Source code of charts

=======

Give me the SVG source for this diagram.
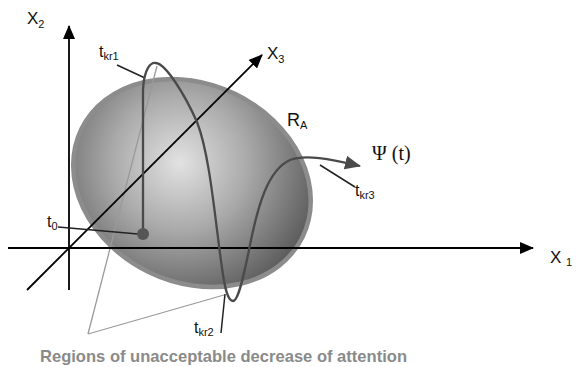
<svg xmlns="http://www.w3.org/2000/svg" width="578" height="367" viewBox="0 0 578 367">
<style>
.lbl{font-family:"Liberation Sans",Arial,sans-serif;fill:#111}
.axis{stroke:#000;stroke-width:1.8;fill:none}
.lead{stroke:#222;stroke-width:1.5;fill:none}
.grey{stroke:#9a9a9a;stroke-width:1.3;fill:none}
.curve{stroke:#4a4a4a;stroke-width:2.3;fill:none}
</style>
<defs>
<radialGradient id="g" cx="172" cy="170" r="150" gradientUnits="userSpaceOnUse">
<stop offset="0" stop-color="#e2e2e2"/>
<stop offset="0.45" stop-color="#aaaaaa"/>
<stop offset="1" stop-color="#555555"/>
</radialGradient>
<marker id="ah" markerWidth="14" markerHeight="12" refX="13" refY="6" orient="auto" markerUnits="userSpaceOnUse">
<path d="M0,0 L14,6 L0,12 Z" fill="#000"/>
</marker>
<marker id="ac" markerWidth="16" markerHeight="14" refX="15" refY="7" orient="auto" markerUnits="userSpaceOnUse">
<path d="M0,0 L16,7 L0,14 Z" fill="#4a4a4a"/>
</marker>
</defs>
<g id="region">
<ellipse cx="192" cy="183" rx="123" ry="99" transform="rotate(26 192 183)" fill="url(#g)" stroke="#8c8c8c" stroke-width="4.5"/>
</g>
<g id="connectors">
<line class="grey" x1="88" y1="334" x2="157" y2="66"/>
<line class="grey" x1="88" y1="334" x2="224" y2="295"/>
<line class="axis" x1="69" y1="290" x2="69" y2="26" marker-end="url(#ah)"/>
<line class="axis" x1="8" y1="248" x2="533" y2="248" marker-end="url(#ah)"/>
<line class="axis" x1="27" y1="290" x2="262" y2="55" marker-end="url(#ah)"/>
<line class="lead" x1="117" y1="65" x2="145" y2="78"/>
<line class="lead" x1="58" y1="227" x2="138" y2="234"/>
<line class="lead" x1="221" y1="333" x2="225" y2="294"/>
<line class="lead" x1="320" y1="165" x2="355" y2="187"/>
</g>
<g id="trajectory">
<path class="curve" d="M143,234 L143,90 C144,68 151,62 156,63 C166,64 185,95 197,122 C210,155 215,220 222,268 C225,290 228,301 233,301 C238,301 243,280 250,245 C258,205 268,170 290,160 C305,154 330,159 360,166" marker-end="url(#ac)"/>
<circle cx="143" cy="234" r="6" fill="#555"/>
</g>
<g id="labels">
<text class="lbl" x="27" y="24" font-size="17">X<tspan font-size="11" dy="4">2</tspan></text>
<text class="lbl" x="267" y="59" font-size="17">X<tspan font-size="11" dy="4">3</tspan></text>
<text class="lbl" x="550" y="263" font-size="17">X <tspan font-size="11" dy="3">1</tspan></text>
<text class="lbl" x="99" y="57" font-size="16">t<tspan font-size="11" dy="3">kr1</tspan></text>
<text class="lbl" x="47" y="227" font-size="16">t<tspan font-size="11" dy="3">0</tspan></text>
<text class="lbl" x="194" y="333" font-size="16">t<tspan font-size="11" dy="3">kr2</tspan></text>
<text class="lbl" x="355" y="196" font-size="16">t<tspan font-size="11" dy="3">kr3</tspan></text>
<text class="lbl" x="287" y="126" font-size="18">R<tspan font-size="11" dy="3">A</tspan></text>
<text x="372" y="160" font-size="20" font-family="'Liberation Serif','Times New Roman',serif" fill="#111">Ψ (t)</text>
<text x="40" y="362" font-size="17" font-weight="bold" font-family="'Liberation Sans',Arial,sans-serif" fill="#8a8a8a" textLength="367" lengthAdjust="spacingAndGlyphs">Regions of unacceptable decrease of attention</text>
</g>
</svg>
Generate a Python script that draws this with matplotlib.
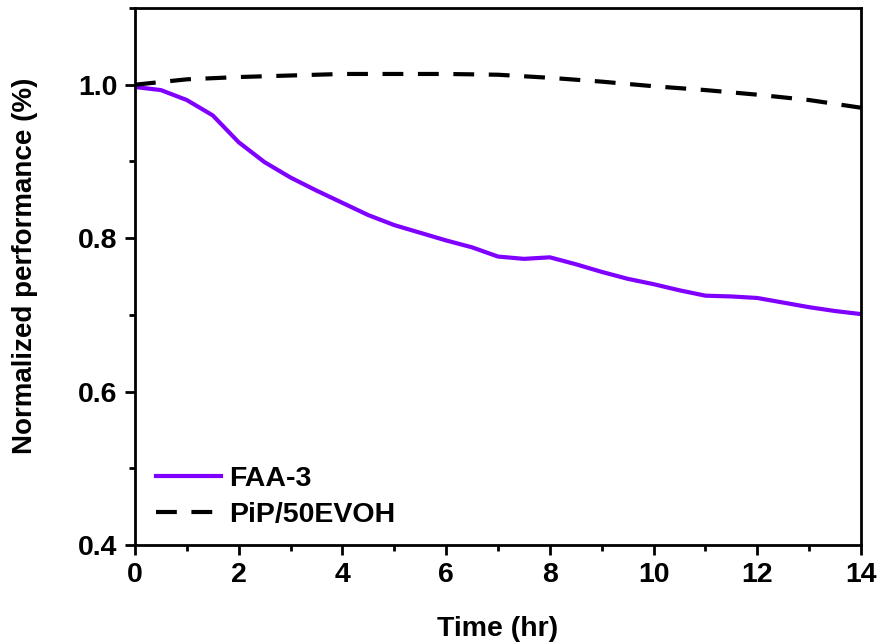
import numpy as np
import matplotlib
matplotlib.use('Agg')
import matplotlib.pyplot as plt
from matplotlib.ticker import MultipleLocator

plt.rcParams['font.family'] = ['Liberation Sans', 'DejaVu Sans']
plt.rcParams['font.weight'] = 'bold'

# --- data ---
faa_time = [0, 0.5, 1, 1.5, 2, 2.5, 3, 3.5, 4, 4.5, 5, 5.5, 6, 6.5, 7, 7.5,
            8, 8.5, 9, 9.5, 10, 10.5, 11, 11.5, 12, 12.5, 13, 13.5, 14]
faa_perf = [0.997, 0.993, 0.980, 0.960, 0.925, 0.899, 0.879, 0.862, 0.846,
            0.830, 0.817, 0.807, 0.797, 0.788, 0.776, 0.773, 0.775, 0.766,
            0.756, 0.747, 0.740, 0.732, 0.725, 0.724, 0.722, 0.716, 0.710,
            0.705, 0.701]

pip_time = [0, 1, 2, 3, 4, 5, 6, 7, 8, 9, 10, 11, 12, 13, 14]
pip_perf = [1.000, 1.007, 1.010, 1.012, 1.014, 1.014, 1.014, 1.013, 1.009,
            1.004, 0.998, 0.993, 0.987, 0.980, 0.970]

fs = 20.5

fig = plt.figure(figsize=(8.81, 6.44), dpi=100)
ax = fig.add_axes([0.1532, 0.1537, 0.8241, 0.8339])

ax.plot(faa_time, faa_perf, color='#8000FF', lw=3, label='FAA-3')
ax.plot(pip_time, pip_perf, color='black', lw=3, linestyle=(0, (5, 3.5)),
        label='PiP/50EVOH')

ax.set_xlim(0, 14)
ax.set_ylim(0.4, 1.1)
ax.xaxis.set_major_locator(MultipleLocator(2))
ax.xaxis.set_minor_locator(MultipleLocator(1))
ax.yaxis.set_minor_locator(MultipleLocator(0.1))
ax.set_yticks([0.4, 0.6, 0.8, 1.0])
ax.set_yticklabels(['0.4', '0.6', '0.8', '1.0'])

for s in ax.spines.values():
    s.set_linewidth(2)
ax.tick_params(which='major', direction='out', length=7.5, width=2,
               labelsize=fs, pad=5)
ax.tick_params(which='minor', direction='out', length=4.5, width=2)
for lab in ax.get_xticklabels() + ax.get_yticklabels():
    lab.set_fontweight('bold')

ax.set_xlabel('Time (hr)', fontsize=fs, fontweight='bold')
ax.set_ylabel('Normalized performance (%)', fontsize=20, fontweight='bold')
ax.xaxis.set_label_coords(0.5, -0.133)
ax.yaxis.set_label_coords(-0.134, 0.52)

ax.legend(loc='upper left', frameon=False, bbox_to_anchor=(-0.007, 0.195),
          handlelength=2.3, handletextpad=0.3, labelspacing=0.37,
          prop={'weight': 'bold', 'size': fs})

fig.savefig('out.png', dpi=100)
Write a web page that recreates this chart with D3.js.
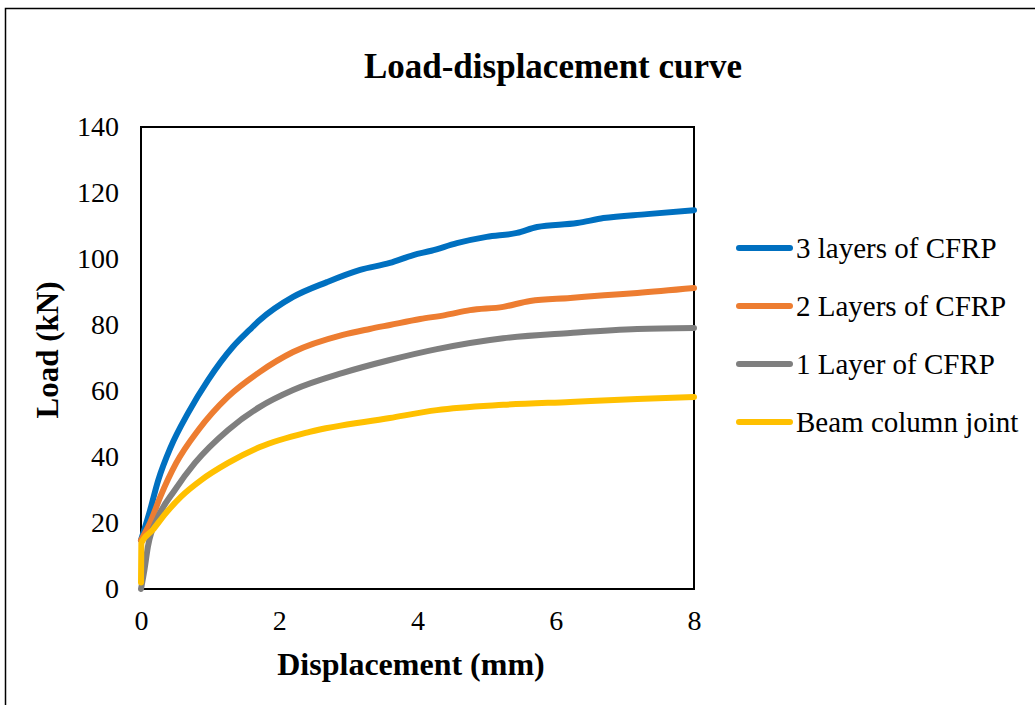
<!DOCTYPE html>
<html>
<head>
<meta charset="utf-8">
<script src="https://cdn.jsdelivr.net/npm/d3@7"></script>
<style>
  body { margin: 0; background: #fff; }
  text { font-family: "Liberation Serif", "Times New Roman", serif; fill: #000; }
</style>
</head>
<body>
<div id="chart"></div>
<script>
//-- DATA --\\
var chartTitle = "Load-displacement curve";
var xTitle = "Displacement (mm)";
var yTitle = "Load (kN)";
var xTicks = [0, 2, 4, 6, 8];
var yTicks = [0, 20, 40, 60, 80, 100, 120, 140];

var seriesNames = ["3 layers of CFRP", "2 Layers of CFRP", "1 Layer of CFRP", "Beam column joint"];

var disp3 = [0, 0.12, 0.25, 0.43, 0.68, 0.97, 1.33, 1.57, 1.72, 2.2, 2.69, 3.17, 3.6, 3.94, 4.2, 4.57, 5.0, 5.44, 5.73, 6.31, 6.69, 7.32, 8.0];
var load3 = [14.8, 23, 33, 43, 53.3, 63.3, 73.4, 78.5, 81.5, 88.5, 93, 96.7, 98.8, 101.2, 102.5, 104.8, 106.7, 107.9, 109.7, 110.9, 112.4, 113.6, 114.8];

var disp2 = [0, 0.13, 0.28, 0.51, 0.83, 1.26, 1.72, 2.2, 2.92, 3.31, 3.6, 4.04, 4.4, 4.76, 5.24, 5.63, 6.21, 6.7, 7.18, 8.0];
var load2 = [14.8, 20, 28, 38.2, 48.2, 58.3, 65.8, 71.8, 77, 78.8, 80, 81.8, 83, 84.5, 85.5, 87.3, 88.2, 89, 89.7, 91.2];

var disp1 = [0, 0.05, 0.1, 0.25, 0.49, 0.78, 1.26, 1.72, 2.2, 2.92, 3.6, 4.28, 5.24, 6.21, 7.18, 8.0];
var load1 = [0, 5.8, 12.8, 21.9, 30, 38.2, 48.2, 55.2, 60.3, 65.5, 69.4, 72.7, 76, 77.6, 78.8, 79.1];

var dispB = [0, 0.005, 0.17, 0.36, 0.58, 0.87, 1.26, 1.72, 2.44, 3.6, 4.28, 5.24, 6.21, 7.18, 8.0];
var loadB = [2, 13.9, 17.9, 23, 28, 33, 38.2, 43, 47.6, 51.8, 54.2, 55.8, 56.7, 57.6, 58.2];

var seriesColors = ["#0070C0", "#ED7D31", "#7F7F7F", "#FFC000"];

//-- LAYOUT --\\
var width = 1035, height = 705;
var plotLeft = 141, plotRight = 694, plotTop = 127, plotBottom = 589;
var tickFont = "28px";
var legendFont = "29px";

var series = [
  { name: seriesNames[0], x: disp3, y: load3, color: seriesColors[0] },
  { name: seriesNames[1], x: disp2, y: load2, color: seriesColors[1] },
  { name: seriesNames[2], x: disp1, y: load1, color: seriesColors[2] },
  { name: seriesNames[3], x: dispB, y: loadB, color: seriesColors[3] }
];

var svg = d3.select("#chart").append("svg")
  .attr("width", width)
  .attr("height", height);

// outer chart border (runs off the right and bottom edge)
svg.append("rect")
  .attr("x", 5.5).attr("y", 8.5)
  .attr("width", width + 20).attr("height", height + 20)
  .attr("fill", "none").attr("stroke", "#000").attr("stroke-width", 1.5);

var x = d3.scaleLinear().domain([0, 8]).range([plotLeft, plotRight]);
var y = d3.scaleLinear().domain([0, 140]).range([plotBottom, plotTop]);

// plot frame
svg.append("rect")
  .attr("x", plotLeft).attr("y", plotTop)
  .attr("width", plotRight - plotLeft).attr("height", plotBottom - plotTop)
  .attr("fill", "none").attr("stroke", "#000").attr("stroke-width", 2);

// axes: labels only, no tick marks
var yAxis = svg.append("g")
  .attr("transform", "translate(" + plotLeft + ",0)")
  .call(d3.axisLeft(y).tickValues(yTicks).tickSize(0).tickPadding(22));
yAxis.select(".domain").remove();
yAxis.selectAll("text")
  .style("font-family", "'Liberation Serif', serif")
  .style("font-size", tickFont)
  .attr("fill", "#000");

var xAxis = svg.append("g")
  .attr("transform", "translate(0," + plotBottom + ")")
  .call(d3.axisBottom(x).tickValues(xTicks).tickSize(0).tickPadding(21));
xAxis.select(".domain").remove();
xAxis.selectAll("text")
  .style("font-family", "'Liberation Serif', serif")
  .style("font-size", tickFont)
  .attr("fill", "#000");

// curves
var line = d3.line()
  .x(function (d) { return x(d[0]); })
  .y(function (d) { return y(d[1]); })
  .curve(d3.curveMonotoneX);

series.forEach(function (s) {
  var pts = s.x.map(function (v, i) { return [v, s.y[i]]; });
  svg.append("path")
    .datum(pts)
    .attr("d", line)
    .attr("fill", "none")
    .attr("stroke", s.color)
    .attr("stroke-width", 6)
    .attr("stroke-linecap", "round")
    .attr("stroke-linejoin", "round");
});

// titles
svg.append("text")
  .attr("x", 553).attr("y", 78)
  .attr("text-anchor", "middle")
  .style("font-size", "35px").style("font-weight", "bold")
  .text(chartTitle);

svg.append("text")
  .attr("x", 411).attr("y", 675)
  .attr("text-anchor", "middle")
  .style("font-size", "32px").style("font-weight", "bold")
  .text(xTitle);

svg.append("text")
  .attr("transform", "translate(58,350) rotate(-90)")
  .attr("text-anchor", "middle")
  .style("font-size", "31px").style("font-weight", "bold")
  .text(yTitle);

// legend
var legend = svg.append("g");
series.forEach(function (s, i) {
  var ly = 248 + i * 58;
  legend.append("line")
    .attr("x1", 739).attr("x2", 790)
    .attr("y1", ly).attr("y2", ly)
    .attr("stroke", s.color).attr("stroke-width", 6)
    .attr("stroke-linecap", "round");
  legend.append("text")
    .attr("x", 796).attr("y", ly)
    .attr("dy", "0.35em")
    .style("font-size", legendFont)
    .text(s.name);
});
</script>
</body>
</html>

=======

**The task:** Reproduce nothing but the lines from the one with "Generate a Python" to the one with "ax = fig.add_axes([0.1532, 0.1537, 0.8241, 0.8339])", both lines included, and keep every picture out of the copy.

**Exercise solution:**
Generate a Python script that draws this with matplotlib.
import numpy as np
import matplotlib
matplotlib.use('Agg')
import matplotlib.pyplot as plt
from matplotlib.ticker import MultipleLocator

plt.rcParams['font.family'] = ['Liberation Sans', 'DejaVu Sans']
plt.rcParams['font.weight'] = 'bold'

# --- data ---
faa_time = [0, 0.5, 1, 1.5, 2, 2.5, 3, 3.5, 4, 4.5, 5, 5.5, 6, 6.5, 7, 7.5,
            8, 8.5, 9, 9.5, 10, 10.5, 11, 11.5, 12, 12.5, 13, 13.5, 14]
faa_perf = [0.997, 0.993, 0.980, 0.960, 0.925, 0.899, 0.879, 0.862, 0.846,
            0.830, 0.817, 0.807, 0.797, 0.788, 0.776, 0.773, 0.775, 0.766,
            0.756, 0.747, 0.740, 0.732, 0.725, 0.724, 0.722, 0.716, 0.710,
            0.705, 0.701]

pip_time = [0, 1, 2, 3, 4, 5, 6, 7, 8, 9, 10, 11, 12, 13, 14]
pip_perf = [1.000, 1.007, 1.010, 1.012, 1.014, 1.014, 1.014, 1.013, 1.009,
            1.004, 0.998, 0.993, 0.987, 0.980, 0.970]

fs = 20.5

fig = plt.figure(figsize=(8.81, 6.44), dpi=100)
ax = fig.add_axes([0.1532, 0.1537, 0.8241, 0.8339])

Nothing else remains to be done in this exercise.